> **Exercise instructions**: Retype every line from the start of the entries below down to the line with "fig = plt.figure(figsize=(W", both ends included; skip the pictures.

> **Dataset excerpts**:
○ ○ ○ ○ ○ ○ ○
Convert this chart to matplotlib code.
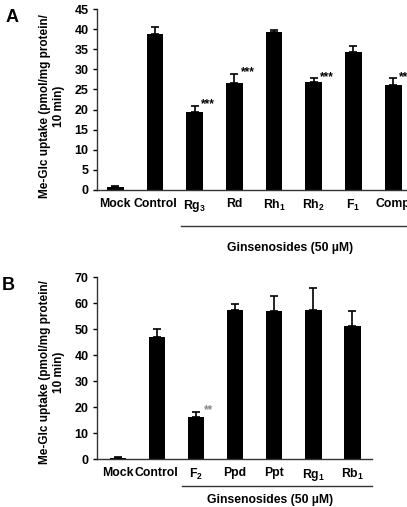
import numpy as np
import matplotlib
matplotlib.use("Agg")
import matplotlib.pyplot as plt

plt.rcParams['font.family'] = ['Liberation Sans', 'DejaVu Sans']
plt.rcParams['font.weight'] = 'bold'
plt.rcParams['mathtext.fontset'] = 'custom'
plt.rcParams['mathtext.rm'] = 'Liberation Sans:bold'
plt.rcParams['mathtext.default'] = 'rm'

# panel A
labels_a = ["Mock", "Control", r"Rg$_3$", "Rd", r"Rh$_1$", r"Rh$_2$", r"F$_1$", "Comp"]
values_a = [0.7, 38.8, 19.3, 26.6, 39.2, 26.9, 34.3, 26.1]
errors_a = [0.3, 1.8, 1.7, 2.3, 0.6, 0.9, 1.4, 1.7]
stars_a = ["", "", "***", "***", "", "***", "", "***"]

# panel B
labels_b = ["Mock", "Control", r"F$_2$", "Ppd", "Ppt", r"Rg$_1$", r"Rb$_1$"]
values_b = [0.5, 46.8, 16.0, 57.4, 57.1, 57.4, 51.2]
errors_b = [0.2, 3.1, 2.1, 2.2, 5.6, 8.5, 5.6]
stars_b = ["", "", "**", "", "", "", ""]

ylabel = "Me-Glc uptake (pmol/mg protein/\n10 min)"
group_label = "Ginsenosides (50 \u00b5M)"

W, H = 407, 507
fig = plt.figure(figsize=(W / 100, H / 100), dpi=100)


def panel(rect, labels, values, errors, stars, ymax, ystep, xlim, star_color, line_y, text_y):
    ax = fig.add_axes(rect)
    x = np.arange(len(values))
    ax.bar(x, values, width=0.42, color="black", zorder=2)
    ax.errorbar(x, values, yerr=[np.zeros(len(errors)), errors], fmt="none",
                ecolor="black", elinewidth=1.2, capsize=3, capthick=1.2, zorder=1)
    for xi, v, e, s in zip(x, values, errors, stars):
        if s:
            ax.text(xi + 0.33, v + e + 0.3 * ystep / 5, s, fontsize=8.5, color=star_color,
                    ha="center", va="center")
    ax.set_xlim(*xlim)
    ax.set_ylim(0, ymax)
    ax.set_yticks(np.arange(0, ymax + 0.1, ystep))
    ax.set_xticks(x)
    ax.set_xticklabels(labels, fontsize=8.8, fontweight="bold")
    ax.tick_params(axis="x", length=0, pad=6)
    ax.tick_params(axis="y", length=3, width=1, labelsize=9, pad=3)
    for lab in ax.get_yticklabels():
        lab.set_fontweight("bold")
    for sp in ["top", "right"]:
        ax.spines[sp].set_visible(False)
    ax.spines["left"].set_linewidth(1)
    ax.spines["bottom"].set_linewidth(1)
    ax.spines["left"].set_color("#333333")
    ax.spines["bottom"].set_color("#333333")

    # bracket line under the ginsenoside group
    trans = ax.get_xaxis_transform()
    ax.plot([1.65, len(values) - 0.5], [line_y, line_y], color="#333333", lw=1,
            transform=trans, clip_on=False)
    ax.text((2 + len(values) - 1) / 2 - 0.1, text_y, group_label, transform=trans,
            ha="center", va="center", fontsize=8.8, fontweight="bold")
    return ax


# panel A extends past the right edge of the figure
ax_a = panel([97 / W, 1 - 190 / H, 318 / W, 181 / H], labels_a, values_a, errors_a, stars_a,
             45, 5, (-0.46, 7.55), "black", -0.2, -0.32)
ax_b = panel([97 / W, 1 - 459 / H, 275 / W, 182 / H], labels_b, values_b, errors_b, stars_b,
             70, 10, (-0.53, 6.5), "#888888", -0.148, -0.225)

fig.text(52 / W, 1 - 106 / H, ylabel, rotation=90, ha="center", va="center",
         fontsize=8.5, fontweight="bold", multialignment="center")
fig.text(52 / W, 1 - 372 / H, ylabel, rotation=90, ha="center", va="center",
         fontsize=8.5, fontweight="bold", multialignment="center")

fig.text(12 / W, 1 - 17 / H, "A", fontsize=13, fontweight="bold", ha="center", va="center")
fig.text(8 / W, 1 - 286 / H, "B", fontsize=13, fontweight="bold", ha="center", va="center")

fig.savefig("out.png", dpi=100)
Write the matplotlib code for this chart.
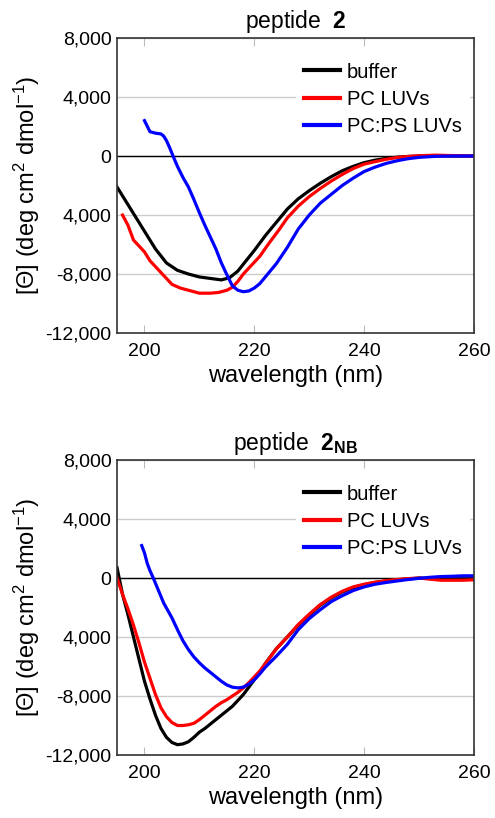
from matplotlib import pyplot as plt
from matplotlib.ticker import FixedLocator
import numpy as np

plt.rcParams['font.family'] = ['Liberation Sans', 'DejaVu Sans']
plt.rcParams['mathtext.fontset'] = 'custom'
plt.rcParams['mathtext.rm'] = 'Liberation Sans'
plt.rcParams['mathtext.it'] = 'Liberation Sans:italic'
plt.rcParams['mathtext.bf'] = 'Liberation Sans:bold'

# peptide 2
p2_buffer_wl = [195, 196.5, 198, 200, 202, 204, 206, 208, 210, 212, 214, 215.5, 217, 218.5, 220, 222, 224, 226, 228,
                230, 232, 234, 236, 238, 240, 242, 244, 246, 248, 250, 253, 256, 260]
p2_buffer = [-2100, -3000, -3900, -5100, -6300, -7250, -7750, -8000, -8200, -8300, -8400, -8250, -7800, -7100, -6400,
             -5400, -4500, -3600, -2900, -2350, -1850, -1400, -1000, -700, -450, -280, -160, -80, -30, 0, 20, 0, 0]

p2_pc_wl = [196, 197, 198, 199, 200, 201, 202, 203, 204, 205, 206.5, 208, 210, 212, 213.5, 215, 216, 217, 218, 219.5,
            221, 222.5, 224.5, 226, 228, 230, 232, 234, 236, 238, 240, 242, 244, 246, 248, 250, 253, 256, 260]
p2_pc = [-4000, -4700, -5700, -6100, -6500, -7100, -7500, -7900, -8300, -8700, -8950, -9100, -9300, -9300, -9250,
         -9100, -8900, -8500, -8000, -7400, -6800, -6000, -5000, -4200, -3400, -2750, -2200, -1700, -1250, -850, -550,
         -380, -220, -100, -30, 20, 60, 30, 0]

p2_pcps_wl = [200, 201, 202, 203, 203.5, 204, 204.6, 205.2, 206, 207, 208, 209, 210, 211, 212, 213, 214, 215, 216,
              217, 218, 219, 220, 221, 222, 224, 226, 228, 230, 232, 234, 236, 238, 240, 242, 244, 246, 248, 250, 253,
              256, 260]
p2_pcps = [2400, 1650, 1550, 1500, 1350, 1050, 550, 0, -700, -1450, -2100, -2950, -3850, -4700, -5500, -6300, -7250,
           -8050, -8800, -9100, -9200, -9150, -8950, -8650, -8200, -7300, -6200, -4950, -4000, -3200, -2600, -2000,
           -1500, -1050, -750, -500, -320, -180, -90, -20, 0, 0]

# peptide 2NB
nb_buffer_wl = [195, 196, 197, 198, 199, 200, 201, 202, 203, 204, 205, 206, 207, 208, 209, 210, 211, 212, 213, 214,
                215, 216, 217, 218, 219, 220, 221, 222, 224, 226, 228, 230, 232, 234, 236, 238, 240, 242, 244, 246,
                248, 250, 253, 256, 260]
nb_buffer = [700, -1100, -2500, -4000, -5500, -7000, -8200, -9300, -10200, -10800, -11150, -11300, -11250, -11100,
             -10800, -10450, -10200, -9900, -9600, -9300, -9000, -8700, -8300, -7900, -7400, -6900, -6400, -5800,
             -4800, -4000, -3200, -2500, -1850, -1350, -950, -650, -450, -300, -200, -120, -60, 0, -50, -50, -50]

nb_pc_wl = [195, 196, 197, 198, 199, 200, 201, 202, 203, 204, 205, 206, 207, 208, 209, 210, 211, 212, 213, 214, 215,
            216, 217, 218, 219, 220, 221, 222, 224, 226, 228, 230, 232, 234, 236, 238, 240, 242, 244, 246, 248, 250,
            252, 254, 256, 258, 260]
nb_pc = [0, -1100, -2100, -3200, -4400, -5700, -6800, -7900, -8800, -9400, -9800, -10000, -10000, -9950, -9850, -9600,
         -9300, -9000, -8700, -8450, -8250, -8000, -7750, -7450, -7100, -6700, -6300, -5800, -4800, -4000, -3150,
         -2450, -1800, -1300, -900, -600, -420, -280, -180, -100, -40, 0, -80, -150, -150, -150, -120]

nb_pcps_wl = [199.5, 200, 200.5, 201, 201.6, 202.5, 203.5, 205, 206, 207, 208, 209, 210, 211, 212, 213, 214, 215, 216,
              217, 218, 219, 220, 221, 222, 224, 226, 228, 230, 232, 234, 236, 238, 240, 242, 244, 246, 248, 250, 252,
              254, 256, 258, 260]
nb_pcps = [2200, 1700, 1000, 500, 0, -800, -1700, -2700, -3500, -4250, -4850, -5350, -5750, -6100, -6400, -6700,
           -7000, -7250, -7400, -7450, -7400, -7200, -6900, -6500, -6050, -5300, -4500, -3500, -2750, -2150, -1600,
           -1200, -850, -600, -420, -300, -200, -100, -20, 50, 100, 120, 150, 150]

series_labels = ['buffer', 'PC LUVs', 'PC:PS LUVs']
series_colors = ['black', '#ff0000', '#0000ff']
y_ticks = [8000, 4000, 0, -4000, -8000, -12000]
y_tick_labels = ['8,000', '4,000', '0', '4,000', '-8,000', '-12,000']
x_ticks = [200, 220, 240, 260]

panels = [
    (r'peptide  $\mathbf{2}$', [(p2_buffer_wl, p2_buffer), (p2_pc_wl, p2_pc), (p2_pcps_wl, p2_pcps)]),
    (r'peptide  $\mathbf{2_{NB}}$', [(nb_buffer_wl, nb_buffer), (nb_pc_wl, nb_pc), (nb_pcps_wl, nb_pcps)]),
]

fig = plt.figure(figsize=(4.95, 8.18), dpi=100)
axes_pos = [[0.2364, 0.5929, 0.7212, 0.3606], [0.2364, 0.0770, 0.7212, 0.3606]]

for pos, (title, data) in zip(axes_pos, panels):
    ax = fig.add_axes(pos)
    ax.axhline(0, color='black', lw=1.0, zorder=2)
    for (wl, vals), label, color in zip(data, series_labels, series_colors):
        ax.plot(wl, vals, color=color, lw=2.3, label=label, zorder=3)
    ax.set_xlim(195, 260)
    ax.set_ylim(-12000, 8000)
    ax.yaxis.set_major_locator(FixedLocator(y_ticks))
    ax.set_yticklabels(y_tick_labels)
    ax.set_xticks(x_ticks)
    ax.grid(axis='y', color='#cccccc', lw=1.0)
    ax.tick_params(axis='y', length=0, pad=4, labelsize=14)
    ax.tick_params(axis='x', direction='in', length=6, color='#bbbbbb', top=True, pad=7, labelsize=14)
    for sp in ax.spines.values():
        sp.set_color('#333333')
        sp.set_linewidth(1.2)
        sp.set_zorder(4)
    ax.set_xlabel('wavelength (nm)', fontsize=17, labelpad=4)
    ax.set_ylabel(r'[$\Theta$] (deg cm$^2$ dmol$^{-1}$)', fontsize=17)
    ax.yaxis.set_label_coords(-0.21, 0.5)
    ax.set_title(title, fontsize=16.5, pad=7)
    leg = ax.legend(loc='upper right', fontsize=14.5, handlelength=1.8, handletextpad=0.35, labelspacing=0.4,
                    borderaxespad=0.2, frameon=True, fancybox=False, bbox_to_anchor=(1.0, 0.958))
    leg.get_frame().set_edgecolor('none')
    leg.get_frame().set_facecolor('white')
    leg.get_frame().set_alpha(1.0)
    for line in leg.get_lines():
        line.set_linewidth(3)

plt.savefig('out.png', dpi=100)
○ ○ ○ ○ ○ ○ ○
> **Response**:
Convert this chart to matplotlib code.
import numpy as np
import matplotlib
matplotlib.use("Agg")
import matplotlib.pyplot as plt

plt.rcParams['font.family'] = ['Liberation Sans', 'DejaVu Sans']
plt.rcParams['font.weight'] = 'bold'
plt.rcParams['mathtext.fontset'] = 'custom'
plt.rcParams['mathtext.rm'] = 'Liberation Sans:bold'
plt.rcParams['mathtext.default'] = 'rm'

# panel A
labels_a = ["Mock", "Control", r"Rg$_3$", "Rd", r"Rh$_1$", r"Rh$_2$", r"F$_1$", "Comp"]
values_a = [0.7, 38.8, 19.3, 26.6, 39.2, 26.9, 34.3, 26.1]
errors_a = [0.3, 1.8, 1.7, 2.3, 0.6, 0.9, 1.4, 1.7]
stars_a = ["", "", "***", "***", "", "***", "", "***"]

# panel B
labels_b = ["Mock", "Control", r"F$_2$", "Ppd", "Ppt", r"Rg$_1$", r"Rb$_1$"]
values_b = [0.5, 46.8, 16.0, 57.4, 57.1, 57.4, 51.2]
errors_b = [0.2, 3.1, 2.1, 2.2, 5.6, 8.5, 5.6]
stars_b = ["", "", "**", "", "", "", ""]

ylabel = "Me-Glc uptake (pmol/mg protein/\n10 min)"
group_label = "Ginsenosides (50 \u00b5M)"

W, H = 407, 507
fig = plt.figure(figsize=(W / 100, H / 100), dpi=100)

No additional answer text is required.